Artigo de João Ramos de Almeida.
Dias antes de 28 de Setembro de 2018, data para uma anunciada greve de tripulantes da Ryanair em cinco países, contra a política laboral da companhia, e quando o Governo reunia com a Ryanair para a pressionar a cumprir a lei laboral portuguesa e não aquela que a companhia gostaria de aplicar, a então secretária de Estado do Turismo, do ministro Siza Vieira, achou por bem usar a sua figura de governante numa fotografia promocional da mesma companhia. E o título da foto era: “Olhar para o futuro”( ver foto na página do Facebook da ministra). Um ano depois, Ana Mendes Godinho voltou a Dublin para se reunir com a Ryanair para resolver a questão da “competitividade” do aeroporto de Faro. Cerca de um mês depois, os tripulantes iniciavam uma greve de cinco dias para cumprimento da legislação laboral nacional.
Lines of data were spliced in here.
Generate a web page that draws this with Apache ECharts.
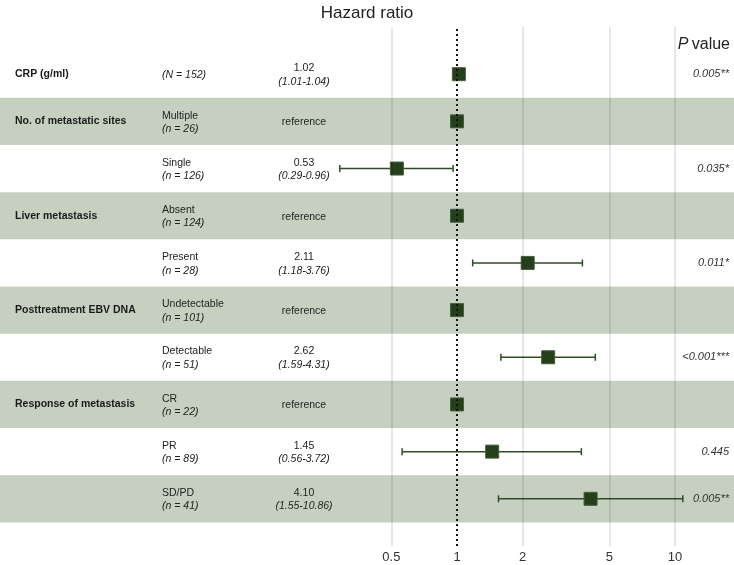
<!DOCTYPE html>
<html>
<head>
<meta charset="utf-8">
<script src="https://cdn.jsdelivr.net/npm/echarts@6/dist/echarts.min.js"></script>
<style>html,body{margin:0;padding:0;background:#fff}#c{width:734px;height:565px}</style>
</head>
<body>
<div id="c"></div>
<script>
// ---- data ----
const variables = ['CRP (g/ml)', 'No. of metastatic sites', '', 'Liver metastasis', '', 'Posttreatment EBV DNA', '', 'Response of metastasis', '', ''];
const subgroups = ['', 'Multiple', 'Single', 'Absent', 'Present', 'Undetectable', 'Detectable', 'CR', 'PR', 'SD/PD'];
const counts = ['(N = 152)', '(n = 26)', '(n = 126)', '(n = 124)', '(n = 28)', '(n = 101)', '(n = 51)', '(n = 22)', '(n = 89)', '(n = 41)'];
const hr = [1.02, 1, 0.53, 1, 2.11, 1, 2.62, 1, 1.45, 4.10];
const lower = [1.01, null, 0.29, null, 1.18, null, 1.59, null, 0.56, 1.55];
const upper = [1.04, null, 0.96, null, 3.76, null, 4.31, null, 3.72, 10.86];
const isReference = [false, true, false, true, false, true, false, true, false, false];
const pValues = ['0.005**', '', '0.035*', '', '0.011*', '', '<0.001***', '', '0.445', '0.005**'];
const tickValues = [0.5, 1, 2, 5, 10];

// ---- chart ----
const X_MIN = 0.00801, X_MAX = 18.65;
const chart = echarts.init(document.getElementById('c'), null, {renderer: 'canvas'});
const FONT = 'Liberation Sans, Arial, Helvetica, sans-serif';
const FS = 10.5;

const bandAreas = [];
for (let i = 0; i < hr.length; i++) {
  if (i % 2 === 1) bandAreas.push([{coord: [X_MIN, i - 0.5]}, {coord: [X_MAX, i + 0.5]}]);
}
const gridLines = tickValues.filter(v => v !== 1).map(v => [
  {coord: [v, 10], label: {formatter: String(v)}},
  {coord: [v, -1]}
]);
const refLine = [[{coord: [1, 10], label: {formatter: '1'}}, {coord: [1, -1]}]];

const ciData = [];
hr.forEach((v, i) => { if (lower[i] != null) ciData.push([i, lower[i], upper[i]]); });
const pointData = hr.map((v, i) => [v, i]);

chart.setOption({
  animation: false,
  textStyle: {fontFamily: FONT},
  grid: {left: 0, right: 0, top: 27, bottom: 19},
  xAxis: {type: 'log', min: X_MIN, max: X_MAX, show: false},
  yAxis: {type: 'value', inverse: true, min: -1, max: 10, show: false},
  title: {
    text: 'Hazard ratio', left: 'center', top: 0,
    textStyle: {fontFamily: FONT, fontSize: 17, fontWeight: 'normal', color: '#222'}
  },
  series: [
    {
      type: 'line', data: [], z: 1, silent: true,
      markArea: {silent: true, itemStyle: {color: '#c6d0c1'}, data: bandAreas}
    },
    {
      type: 'line', data: [], z: 2, silent: true,
      markLine: {
        silent: true, symbol: ['none', 'none'],
        lineStyle: {color: 'rgba(0,0,0,0.13)', width: 1.5, type: 'solid'},
        label: {position: 'start', distance: 5, color: '#333', fontSize: 13, fontFamily: FONT},
        emphasis: {disabled: true},
        data: gridLines
      }
    },
    {
      type: 'custom', z: 3, silent: true,
      data: ciData,
      renderItem: function (params, api) {
        const y = api.value(0);
        const a = api.coord([api.value(1), y]);
        const b = api.coord([api.value(2), y]);
        const h = 3.5;
        const st = {stroke: '#2f4a25', lineWidth: 1.5};
        return {
          type: 'group',
          children: [
            {type: 'line', shape: {x1: a[0], y1: a[1], x2: b[0], y2: b[1]}, style: st},
            {type: 'line', shape: {x1: a[0], y1: a[1] - h, x2: a[0], y2: a[1] + h}, style: st},
            {type: 'line', shape: {x1: b[0], y1: b[1] - h, x2: b[0], y2: b[1] + h}, style: st}
          ]
        };
      }
    },
    {
      type: 'scatter', z: 4, silent: true,
      symbol: 'rect', symbolSize: 13,
      itemStyle: {color: '#243f1a', borderColor: '#455e3b', borderWidth: 1, opacity: 1},
      data: pointData
    },
    {
      type: 'line', data: [], z: 5, silent: true,
      markLine: {
        silent: true, symbol: ['none', 'none'],
        lineStyle: {color: '#111', width: 2, type: [2, 3]},
        label: {position: 'start', distance: 5, color: '#333', fontSize: 13, fontFamily: FONT},
        emphasis: {disabled: true},
        data: refLine
      }
    }
  ]
});

// ---- text columns ----
const graphics = [];
const rowY = i => chart.convertToPixel({gridIndex: 0}, [1, i])[1];
const base = {fontFamily: FONT, fontSize: FS, fill: '#222'};
const Z = 100;
hr.forEach((v, i) => {
  const y = rowY(i);
  if (variables[i]) {
    graphics.push({type: 'text', z: Z, x: 15, y: y, style: Object.assign({}, base, {text: variables[i], fontWeight: 'bold', fill: '#1a1a1a', verticalAlign: 'middle', align: 'left'})});
  }
  const sub = subgroups[i] ? '{n|' + subgroups[i] + '}\n{i|' + counts[i] + '}' : '{i|' + counts[i] + '}';
  graphics.push({type: 'text', z: Z, x: 162, y: y + 1, style: Object.assign({}, base, {
    text: sub, verticalAlign: 'middle', align: 'left',
    rich: {n: {fontFamily: FONT, fontSize: FS, fill: '#222', lineHeight: 13.5}, i: {fontFamily: FONT, fontSize: FS, fontStyle: 'italic', fill: '#222', lineHeight: 13.5}}
  })});
  const est = isReference[i] ? '{n|reference}' :
    '{n|' + hr[i].toFixed(2) + '}\n{i|(' + lower[i].toFixed(2) + '-' + upper[i].toFixed(2) + ')}';
  graphics.push({type: 'text', z: Z, x: 304, y: y + 1, style: Object.assign({}, base, {
    text: est, verticalAlign: 'middle', align: 'center',
    rich: {n: {fontFamily: FONT, fontSize: FS, fill: '#222', lineHeight: 13.5, align: 'center'}, i: {fontFamily: FONT, fontSize: FS, fontStyle: 'italic', fill: '#222', lineHeight: 13.5, align: 'center'}}
  })});
  if (pValues[i]) {
    graphics.push({type: 'text', z: Z, x: 729, y: y, style: Object.assign({}, base, {text: pValues[i], fontSize: 11, fontStyle: 'italic', fill: '#333', verticalAlign: 'middle', align: 'right'})});
  }
});
graphics.push({type: 'text', z: Z, x: 730, y: 45, style: {
  text: '{p|P} {v|value}', align: 'right', verticalAlign: 'middle',
  rich: {p: {fontFamily: FONT, fontSize: 16, fontStyle: 'italic', fill: '#222'}, v: {fontFamily: FONT, fontSize: 16, fill: '#222'}}
}});
chart.setOption({graphic: graphics});
</script>
</body>
</html>
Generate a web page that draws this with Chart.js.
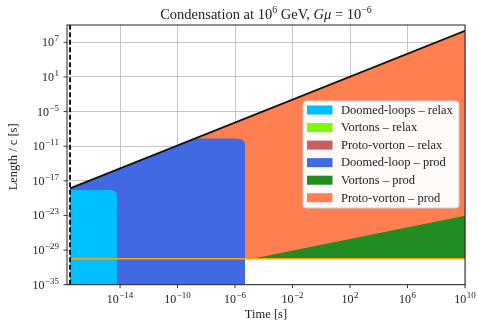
<!DOCTYPE html>
<html><head><meta charset="utf-8">
<script src="https://cdn.jsdelivr.net/npm/chart.js@4.4.1/dist/chart.umd.min.js"></script>
<style>html,body{margin:0;padding:0;background:#fff;} #wrap{width:478px;height:322px;position:relative}</style>
</head><body><div id="wrap"><canvas id="c" width="478" height="322"></canvas></div>
<script>
// All values are log10 exponents (time in s, length/c in s)
const xTickExps = [-14, -10, -6, -2, 2, 6, 10];
const yTickExps = [-35, -29, -23, -17, -11, -5, 1, 7];
const xRange = [-17.69, 10];
const yRange = [-35, 10];

// black boundary line
const boundaryT = [-17.48, 10];
const boundaryL = [-18.3, 9.0];
// dashed vertical line (time)
const dashedT = [-17.48, -17.48];
const dashedL = [-35, 10];
// orange horizontal line
const orangeLineT = [-17.48, 10];
const orangeLineL = [-30.5, -30.5];
// Doomed-loops – relax (cyan)
const cyanT = [-17.48, -14.85, -14.55, -14.35, -14.24, -14.19, -14.19];
const cyanL = [-18.57, -18.57, -18.62, -18.8, -19.2, -19.8, -35];
// Doomed-loop – prod (blue)
const blueT = [-17.48, -8.78, -6.1, -5.75, -5.5, -5.36, -5.3, -5.3];
const blueL = [-18.3, -9.66, -9.66, -9.72, -9.9, -10.2, -10.8, -35];
// Proto-vorton – prod (coral), top edge along the boundary
const protoT = [-9, 10];
const protoL = [-9.876, 9.0];
// Vortons – prod (green) top edge
const vortonT = [-4.8, 10];
const vortonL = [-30.5, -23.05];
// white region below the orange line
const emptyT = [-9, 10];
const emptyL = [-30.5, -30.5];

const legendLabels = ['Doomed-loops – relax', 'Vortons – relax', 'Proto-vorton – relax',
  'Doomed-loop – prod', 'Vortons – prod', 'Proto-vorton – prod'];
const legendColors = ['#00BFFF', '#7CFC00', '#CD5C5C', '#4169E1', '#228B22', '#FF7F50'];

const pts = (T, L) => T.map((t, i) => ({x: Math.pow(10, t), y: Math.pow(10, L[i])}));
const SERIF = '"Liberation Serif", "DejaVu Serif", serif';

function areaDs(T, L, color, order) {
  return {data: pts(T, L), fill: 'start', backgroundColor: color, borderWidth: 0,
    borderColor: color, pointRadius: 0, tension: 0, order: order};
}

const datasets = [
  areaDs(protoT, protoL, '#FF7F50', 8),
  areaDs(vortonT, vortonL, '#228B22', 7),
  areaDs(emptyT, emptyL, '#FFFFFF', 6),
  areaDs(blueT, blueL, '#4169E1', 5),
  areaDs(cyanT, cyanL, '#00BFFF', 4),
  {data: pts(orangeLineT, orangeLineL), fill: false, borderColor: '#FFA500', borderWidth: 1.6, pointRadius: 0, order: 3},
  {data: pts(boundaryT, boundaryL), fill: false, borderColor: '#111', borderWidth: 1.8, pointRadius: 0, order: 2},
  {data: pts(dashedT, dashedL), fill: false, borderColor: '#000', borderWidth: 1.8, borderDash: [5, 2.5], pointRadius: 0, order: 1}
];

function drawPow(ctx, x, y, exp, align, base) {
  const bf = base + 'px ' + SERIF, ef = Math.round(base * 0.72) + 'px ' + SERIF;
  const es = exp < 0 ? '\u2212' + Math.abs(exp) : String(exp);
  ctx.font = bf; const w1 = ctx.measureText('10').width;
  ctx.font = ef; const w2 = ctx.measureText(es).width;
  const w = w1 + w2 + 0.5;
  let x0 = align === 'right' ? x - w : align === 'center' ? x - w / 2 : x;
  ctx.textAlign = 'left'; ctx.textBaseline = 'alphabetic';
  ctx.font = bf; ctx.fillText('10', x0, y);
  ctx.font = ef; ctx.fillText(es, x0 + w1 + 0.5, y - base * 0.42);
  return w;
}

const deco = {
  id: 'deco',
  afterDraw(chart) {
    const ctx = chart.ctx, a = chart.chartArea, xs = chart.scales.x, ys = chart.scales.y;
    ctx.save();
    // frame
    ctx.strokeStyle = '#222'; ctx.lineWidth = 1;
    ctx.strokeRect(a.left, a.top, a.right - a.left, a.bottom - a.top);
    // ticks + labels
    ctx.fillStyle = '#222'; ctx.lineWidth = 0.9;
    xTickExps.forEach(e => {
      const px = xs.getPixelForValue(Math.pow(10, e));
      ctx.beginPath(); ctx.moveTo(px, a.bottom); ctx.lineTo(px, a.bottom + 3.5); ctx.stroke();
      drawPow(ctx, px, a.bottom + 18.5, e, 'center', 12);
    });
    yTickExps.forEach(e => {
      const py = ys.getPixelForValue(Math.pow(10, e));
      ctx.beginPath(); ctx.moveTo(a.left - 3.5, py); ctx.lineTo(a.left, py); ctx.stroke();
      drawPow(ctx, a.left - 8, py + 4, e, 'right', 12);
    });
    // axis titles
    ctx.font = '12.5px ' + SERIF; ctx.textAlign = 'center'; ctx.textBaseline = 'alphabetic';
    ctx.fillText('Time [s]', (a.left + a.right) / 2, 318);
    ctx.save(); ctx.translate(17, (a.top + a.bottom) / 2 + 2); ctx.rotate(-Math.PI / 2);
    ctx.fillText('Length / c [s]', 0, 0); ctx.restore();
    // title (mixed styles)
    const parts = [['Condensation at 10', 14.5, 0, ''], ['6', 10, -6, ''], [' GeV, ', 14.5, 0, ''],
      ['G\u03bc', 14.5, 0, 'italic '], [' = 10', 14.5, 0, ''], ['\u22126', 10, -6, '']];
    let tw = 0;
    parts.forEach(p => { ctx.font = p[3] + p[1] + 'px ' + SERIF; p.push(ctx.measureText(p[0]).width); tw += p[4]; });
    let tx = (a.left + a.right) / 2 - tw / 2;
    ctx.textAlign = 'left';
    parts.forEach(p => { ctx.font = p[3] + p[1] + 'px ' + SERIF; ctx.fillText(p[0], tx, 18.5 + p[2]); tx += p[4]; });
    // legend
    const bx = 303, by = 101, bw = 156, bh = 107, r = 3;
    ctx.beginPath();
    ctx.moveTo(bx + r, by); ctx.lineTo(bx + bw - r, by); ctx.quadraticCurveTo(bx + bw, by, bx + bw, by + r);
    ctx.lineTo(bx + bw, by + bh - r); ctx.quadraticCurveTo(bx + bw, by + bh, bx + bw - r, by + bh);
    ctx.lineTo(bx + r, by + bh); ctx.quadraticCurveTo(bx, by + bh, bx, by + bh - r);
    ctx.lineTo(bx, by + r); ctx.quadraticCurveTo(bx, by, bx + r, by); ctx.closePath();
    ctx.fillStyle = 'rgba(255,255,255,0.97)'; ctx.fill();
    ctx.strokeStyle = '#d0d0d0'; ctx.lineWidth = 1; ctx.stroke();
    ctx.font = '12.5px ' + SERIF; ctx.textBaseline = 'middle';
    legendLabels.forEach((lab, i) => {
      const cy = 110 + i * 17.55;
      ctx.fillStyle = legendColors[i]; ctx.fillRect(307, cy - 4.5, 25.5, 9);
      ctx.fillStyle = '#222'; ctx.fillText(lab, 341, cy + 0.5);
    });
    ctx.restore();
  }
};

new Chart(document.getElementById('c'), {
  type: 'line',
  data: {datasets},
  options: {
    responsive: false, animation: false, devicePixelRatio: 1,
    layout: {padding: {left: 0, right: 13, top: 25, bottom: 0}},
    plugins: {legend: {display: false}, tooltip: {enabled: false}, title: {display: false}},
    scales: {
      x: {type: 'logarithmic', min: Math.pow(10, xRange[0]), max: Math.pow(10, xRange[1]), z: 1,
        afterBuildTicks: s => { s.ticks = xTickExps.map(e => ({value: Math.pow(10, e)})); },
        ticks: {display: false}, border: {display: false},
        grid: {color: '#b8b8b8', lineWidth: 0.8, drawTicks: false},
        afterFit: s => { s.height = 37.3; }},
      y: {type: 'logarithmic', min: Math.pow(10, yRange[0]), max: Math.pow(10, yRange[1]), z: 1,
        afterBuildTicks: s => { s.ticks = yTickExps.map(e => ({value: Math.pow(10, e)})); },
        ticks: {display: false}, border: {display: false},
        grid: {color: '#b8b8b8', lineWidth: 0.8, drawTicks: false},
        afterFit: s => { s.width = 67; }}
    }
  },
  plugins: [deco]
});
</script></body></html>
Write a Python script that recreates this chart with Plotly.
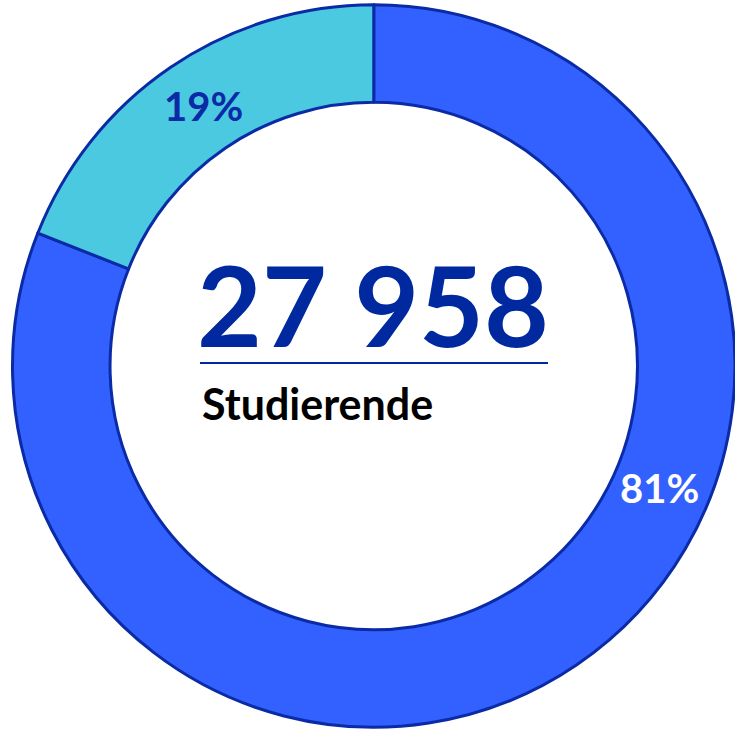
import plotly.graph_objects as go

labels = ["Gruppe A", "Gruppe B"]
values = [81, 19]
colors = ["#3361FF", "#4AC9E0"]
total_text = "27 958"
subtitle = "Studierende"

W, H = 735, 730
fig = go.Figure(go.Pie(
    labels=labels, values=values, sort=False, direction="clockwise", rotation=0,
    hole=0.73, textinfo="none", hoverinfo="label+percent",
    marker=dict(colors=colors, line=dict(color="#0A2BA5", width=3)),
    domain=dict(x=[0.017, 1.0], y=[0.0034, 0.9938]),
    showlegend=False,
))

pct = [round(v / sum(values) * 100) for v in values]
ann = [
    dict(x=659 / W, y=1 - 488 / H, text=f"<b>{pct[0]}%</b>", font=dict(color="white", size=40)),
    dict(x=203 / W, y=1 - 106 / H, text=f"<b>{pct[1]}%</b>", font=dict(color="#0A2BA5", size=40)),
    dict(x=373 / W, y=1 - 303 / H, text=f"<b>{total_text}</b>", font=dict(color="#0029A0", size=112)),
    dict(x=200 / W, y=1 - 403 / H, text=f"<b>{subtitle}</b>", xanchor="left", font=dict(color="black", size=43)),
]
for a in ann:
    a.setdefault("xanchor", "center")
    a.update(xref="paper", yref="paper", yanchor="middle", showarrow=False)

fig.update_layout(
    width=W, height=H, margin=dict(l=0, r=0, t=0, b=0),
    paper_bgcolor="white", plot_bgcolor="white",
    font=dict(family="Lato, 'Open Sans', sans-serif"),
    annotations=ann,
    shapes=[dict(type="line", xref="paper", yref="paper", x0=200 / W, x1=548 / W,
                 y0=1 - 363 / H, y1=1 - 363 / H, line=dict(color="#0029A0", width=2))],
)
fig.write_html("out.html", config={"displayModeBar": False},
               post_script="document.body.style.margin='0';document.body.style.overflow='hidden';")
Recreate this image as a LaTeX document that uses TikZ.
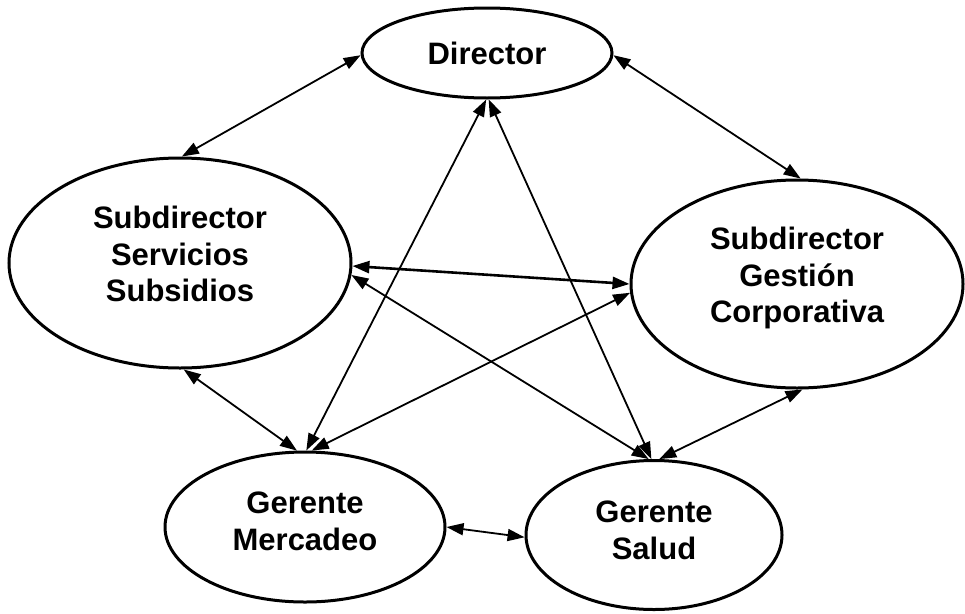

Para fragilizar a divulgada posição de força do Governo, não há melhor… Ver aqui e aqui.
Se a promoção da companhia já era abusiva, a coincidência pode revelar muita coisa da actual… ministra do Trabalho. É, pois, enorme a expectativa para ouvir as primeiras intervenções da detentora de uma pasta que devia ser basilar num governo que diz querer o apoio à esquerda, embora ao mesmo tempo também queira a tranquilidade patronal.
Vai a ministra relembrar-se mais das suas antigas funções (página 15) de inspectora do Trabalho e Directora dos Serviços de Apoio à Inspecção do Trabalho entre 2012 e 2015 – período em que o número de inspectores caiu 20% (ver página 17) e o número de visitas se reduziu para metade (ver página 49) – ou da forma como desempenhou as funções na área do Turismo querendo dar toda a força ao sector privado da hotelaria e actividades turísticas onde se aplicam as más práticas da precariedade e baixos salários?
Há uns meses dizia a actual ministra:
“O Turismo é uma arma de transformação, que consegue mobilizar vários players e que tem a capacidade de abrir o mapa de Portugal, alargando-o a todas as regiões e transformando assim o território”. Ou “é essencial não diabolizar o alojamento local“.
Ainda este ano, a actual ministra do Trabalho recebeu o prémio da revista Magazine Imobiliário. “A administradora da empresa, que detém a revista, Palavras Aliadas, referiu que “sem qualquer complexo político ou comercial, para evitar que estejamos a fazer campanha ou atentar dividendos publicitários só podia ser Ana Mendes Godinho”.
Será esta ministra sensível aos efeitos da pressão turística, por exemplo na habitação e, por conseguinte, nos rendimentos disponíveis dos trabalhadores, na sua expulsão para periferias, nos tempos de transportes, na conciliação trabalho/família, enfim, na demografia?
Por que razão António Costa escolheu Ana Mendes Godinho para coordenar a área do Trabalho?